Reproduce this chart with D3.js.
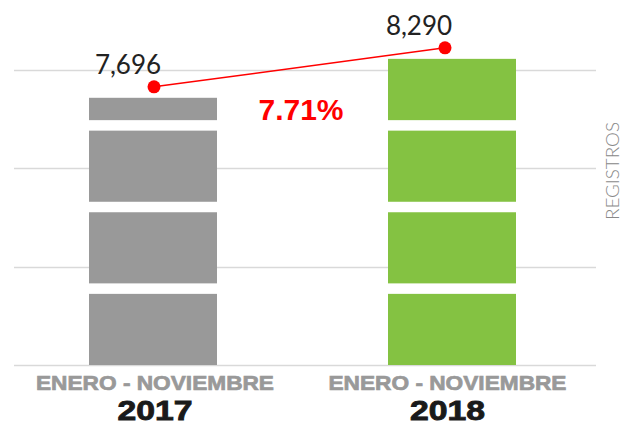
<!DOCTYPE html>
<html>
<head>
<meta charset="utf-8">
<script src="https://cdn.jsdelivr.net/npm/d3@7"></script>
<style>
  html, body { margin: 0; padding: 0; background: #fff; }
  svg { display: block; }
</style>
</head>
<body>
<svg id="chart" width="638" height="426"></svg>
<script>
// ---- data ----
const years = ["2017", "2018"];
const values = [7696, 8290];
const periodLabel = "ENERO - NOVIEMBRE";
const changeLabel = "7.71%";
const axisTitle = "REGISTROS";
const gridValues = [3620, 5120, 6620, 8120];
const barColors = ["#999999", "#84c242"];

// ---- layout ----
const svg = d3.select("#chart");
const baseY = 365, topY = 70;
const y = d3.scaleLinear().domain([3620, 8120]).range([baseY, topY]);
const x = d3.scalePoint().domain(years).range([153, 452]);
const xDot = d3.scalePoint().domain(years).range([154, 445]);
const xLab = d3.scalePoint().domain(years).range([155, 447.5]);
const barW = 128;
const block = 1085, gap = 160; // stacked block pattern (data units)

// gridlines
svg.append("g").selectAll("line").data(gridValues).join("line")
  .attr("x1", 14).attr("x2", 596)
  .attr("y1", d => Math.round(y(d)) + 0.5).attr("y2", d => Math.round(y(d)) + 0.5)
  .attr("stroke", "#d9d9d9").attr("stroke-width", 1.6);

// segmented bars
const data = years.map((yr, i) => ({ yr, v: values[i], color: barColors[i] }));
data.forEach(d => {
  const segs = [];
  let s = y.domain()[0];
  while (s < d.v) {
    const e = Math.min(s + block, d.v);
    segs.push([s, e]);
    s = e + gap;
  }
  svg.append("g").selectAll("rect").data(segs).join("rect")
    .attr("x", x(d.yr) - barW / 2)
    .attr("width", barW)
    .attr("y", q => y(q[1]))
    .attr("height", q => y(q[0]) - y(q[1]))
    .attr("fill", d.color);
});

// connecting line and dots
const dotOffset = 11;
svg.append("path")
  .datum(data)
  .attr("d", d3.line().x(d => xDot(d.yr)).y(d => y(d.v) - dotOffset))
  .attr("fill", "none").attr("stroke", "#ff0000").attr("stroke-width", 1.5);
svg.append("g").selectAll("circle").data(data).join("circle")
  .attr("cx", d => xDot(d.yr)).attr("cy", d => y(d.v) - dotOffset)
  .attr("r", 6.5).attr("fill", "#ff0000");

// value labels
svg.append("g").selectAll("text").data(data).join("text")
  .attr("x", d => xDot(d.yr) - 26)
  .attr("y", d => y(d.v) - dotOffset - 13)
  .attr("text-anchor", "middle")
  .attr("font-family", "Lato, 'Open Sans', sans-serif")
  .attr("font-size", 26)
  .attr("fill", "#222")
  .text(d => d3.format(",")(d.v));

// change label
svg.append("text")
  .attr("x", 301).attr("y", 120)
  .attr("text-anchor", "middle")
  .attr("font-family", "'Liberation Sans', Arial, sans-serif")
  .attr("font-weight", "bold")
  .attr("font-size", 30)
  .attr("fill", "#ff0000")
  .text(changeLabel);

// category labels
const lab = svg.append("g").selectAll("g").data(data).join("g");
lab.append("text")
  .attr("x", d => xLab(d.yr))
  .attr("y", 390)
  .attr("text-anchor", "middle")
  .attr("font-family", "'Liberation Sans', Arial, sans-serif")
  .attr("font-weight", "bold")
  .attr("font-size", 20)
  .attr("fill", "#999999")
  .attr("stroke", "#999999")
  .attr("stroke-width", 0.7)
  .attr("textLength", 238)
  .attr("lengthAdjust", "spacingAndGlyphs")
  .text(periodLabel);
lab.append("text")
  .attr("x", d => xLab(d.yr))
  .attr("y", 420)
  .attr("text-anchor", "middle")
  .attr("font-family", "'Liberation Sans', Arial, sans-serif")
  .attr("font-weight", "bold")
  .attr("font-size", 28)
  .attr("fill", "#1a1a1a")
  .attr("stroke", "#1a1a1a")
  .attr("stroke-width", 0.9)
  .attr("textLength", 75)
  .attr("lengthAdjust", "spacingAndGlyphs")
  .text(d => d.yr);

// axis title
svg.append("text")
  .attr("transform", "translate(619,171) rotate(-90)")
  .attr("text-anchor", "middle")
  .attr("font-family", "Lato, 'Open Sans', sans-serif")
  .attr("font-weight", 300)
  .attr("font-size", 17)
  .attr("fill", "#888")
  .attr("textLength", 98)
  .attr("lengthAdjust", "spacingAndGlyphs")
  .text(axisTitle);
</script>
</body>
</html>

· · · · · · ·

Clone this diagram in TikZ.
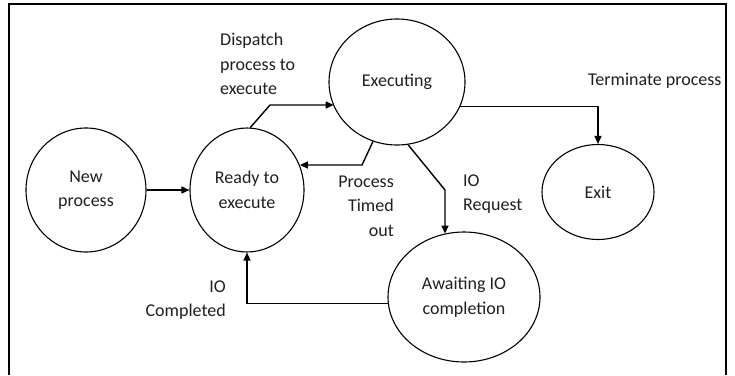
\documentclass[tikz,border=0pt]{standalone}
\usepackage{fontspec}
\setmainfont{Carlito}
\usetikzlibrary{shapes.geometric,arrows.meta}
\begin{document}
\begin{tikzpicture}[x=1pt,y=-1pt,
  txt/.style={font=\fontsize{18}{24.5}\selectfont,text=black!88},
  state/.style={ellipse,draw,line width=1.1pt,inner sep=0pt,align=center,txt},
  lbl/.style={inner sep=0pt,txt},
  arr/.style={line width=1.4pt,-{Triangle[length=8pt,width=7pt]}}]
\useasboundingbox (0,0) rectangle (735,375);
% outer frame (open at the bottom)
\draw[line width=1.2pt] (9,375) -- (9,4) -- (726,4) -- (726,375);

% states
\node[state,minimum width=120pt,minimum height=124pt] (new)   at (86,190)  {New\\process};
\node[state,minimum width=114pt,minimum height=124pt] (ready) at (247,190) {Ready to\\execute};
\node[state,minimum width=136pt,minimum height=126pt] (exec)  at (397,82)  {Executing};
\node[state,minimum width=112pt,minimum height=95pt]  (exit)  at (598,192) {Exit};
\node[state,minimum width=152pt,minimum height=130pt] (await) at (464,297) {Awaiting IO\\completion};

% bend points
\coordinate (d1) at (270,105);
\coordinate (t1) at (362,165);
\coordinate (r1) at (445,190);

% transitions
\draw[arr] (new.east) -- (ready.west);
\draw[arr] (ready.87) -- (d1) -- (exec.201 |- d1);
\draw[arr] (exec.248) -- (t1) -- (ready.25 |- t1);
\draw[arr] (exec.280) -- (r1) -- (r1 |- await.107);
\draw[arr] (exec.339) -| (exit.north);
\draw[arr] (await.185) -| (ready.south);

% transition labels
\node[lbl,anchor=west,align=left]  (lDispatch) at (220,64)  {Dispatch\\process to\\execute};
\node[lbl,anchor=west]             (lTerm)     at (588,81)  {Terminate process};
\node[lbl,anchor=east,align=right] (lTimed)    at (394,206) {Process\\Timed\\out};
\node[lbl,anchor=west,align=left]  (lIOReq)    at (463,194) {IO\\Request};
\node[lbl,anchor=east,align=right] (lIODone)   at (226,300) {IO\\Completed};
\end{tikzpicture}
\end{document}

· · · · · · ·

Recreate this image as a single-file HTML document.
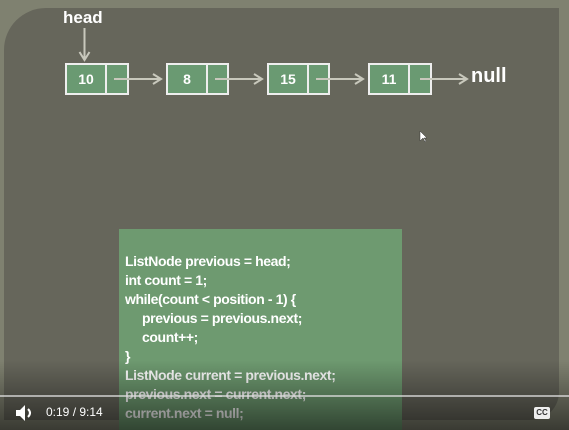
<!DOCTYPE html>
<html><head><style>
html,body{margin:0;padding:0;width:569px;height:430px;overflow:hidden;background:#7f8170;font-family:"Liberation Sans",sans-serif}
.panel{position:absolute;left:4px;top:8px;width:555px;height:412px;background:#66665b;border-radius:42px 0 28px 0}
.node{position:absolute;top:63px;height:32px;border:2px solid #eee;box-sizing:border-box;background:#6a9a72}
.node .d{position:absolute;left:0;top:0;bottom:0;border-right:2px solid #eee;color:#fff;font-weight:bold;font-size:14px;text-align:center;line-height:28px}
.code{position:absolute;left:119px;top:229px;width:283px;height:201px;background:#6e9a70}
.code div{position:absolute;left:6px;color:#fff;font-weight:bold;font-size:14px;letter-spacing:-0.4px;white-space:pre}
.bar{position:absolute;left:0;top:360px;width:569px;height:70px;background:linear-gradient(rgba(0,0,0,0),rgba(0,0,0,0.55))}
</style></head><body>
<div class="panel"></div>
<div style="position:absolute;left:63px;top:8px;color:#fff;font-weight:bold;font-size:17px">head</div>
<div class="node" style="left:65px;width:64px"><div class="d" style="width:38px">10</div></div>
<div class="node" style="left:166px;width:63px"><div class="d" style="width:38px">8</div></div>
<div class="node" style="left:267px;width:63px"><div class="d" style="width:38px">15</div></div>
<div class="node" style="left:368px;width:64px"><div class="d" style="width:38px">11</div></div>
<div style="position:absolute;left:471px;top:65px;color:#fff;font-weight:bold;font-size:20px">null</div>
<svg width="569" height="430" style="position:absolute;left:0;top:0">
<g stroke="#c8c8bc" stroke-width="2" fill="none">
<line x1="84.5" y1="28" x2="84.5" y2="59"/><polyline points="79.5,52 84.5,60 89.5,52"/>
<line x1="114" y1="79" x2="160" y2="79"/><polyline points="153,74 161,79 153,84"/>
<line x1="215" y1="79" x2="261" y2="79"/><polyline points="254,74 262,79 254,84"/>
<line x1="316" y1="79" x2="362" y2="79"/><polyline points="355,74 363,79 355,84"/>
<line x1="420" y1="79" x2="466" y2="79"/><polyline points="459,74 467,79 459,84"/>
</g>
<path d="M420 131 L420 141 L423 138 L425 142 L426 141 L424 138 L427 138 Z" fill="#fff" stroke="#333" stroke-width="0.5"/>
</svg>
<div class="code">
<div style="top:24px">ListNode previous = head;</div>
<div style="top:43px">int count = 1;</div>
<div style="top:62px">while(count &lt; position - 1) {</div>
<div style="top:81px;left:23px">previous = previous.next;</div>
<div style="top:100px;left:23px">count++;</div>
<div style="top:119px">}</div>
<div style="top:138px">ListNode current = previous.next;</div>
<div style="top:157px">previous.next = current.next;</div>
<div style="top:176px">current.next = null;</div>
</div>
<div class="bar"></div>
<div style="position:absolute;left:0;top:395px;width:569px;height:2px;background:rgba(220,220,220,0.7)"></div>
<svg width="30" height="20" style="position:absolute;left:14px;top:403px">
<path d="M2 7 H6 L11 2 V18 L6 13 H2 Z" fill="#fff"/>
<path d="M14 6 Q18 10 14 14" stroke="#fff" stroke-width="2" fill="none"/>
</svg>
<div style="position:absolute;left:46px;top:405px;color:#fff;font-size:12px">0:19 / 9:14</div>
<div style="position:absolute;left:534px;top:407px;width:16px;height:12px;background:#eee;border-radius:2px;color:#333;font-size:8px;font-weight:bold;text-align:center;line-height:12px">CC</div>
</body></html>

· · · · · · ·

**TASK BRIEF**: Retype the lines above exactly as they appear, from the line containing "Clone this diagram in TikZ." through the line containing "(726,4) -- (726,375);", and leave out any pictures.

**FULL ANSWER**:
Clone this diagram in TikZ.
\documentclass[tikz,border=0pt]{standalone}
\usepackage{fontspec}
\setmainfont{Carlito}
\usetikzlibrary{shapes.geometric,arrows.meta}
\begin{document}
\begin{tikzpicture}[x=1pt,y=-1pt,
  txt/.style={font=\fontsize{18}{24.5}\selectfont,text=black!88},
  state/.style={ellipse,draw,line width=1.1pt,inner sep=0pt,align=center,txt},
  lbl/.style={inner sep=0pt,txt},
  arr/.style={line width=1.4pt,-{Triangle[length=8pt,width=7pt]}}]
\useasboundingbox (0,0) rectangle (735,375);
% outer frame (open at the bottom)
\draw[line width=1.2pt] (9,375) -- (9,4) -- (726,4) -- (726,375);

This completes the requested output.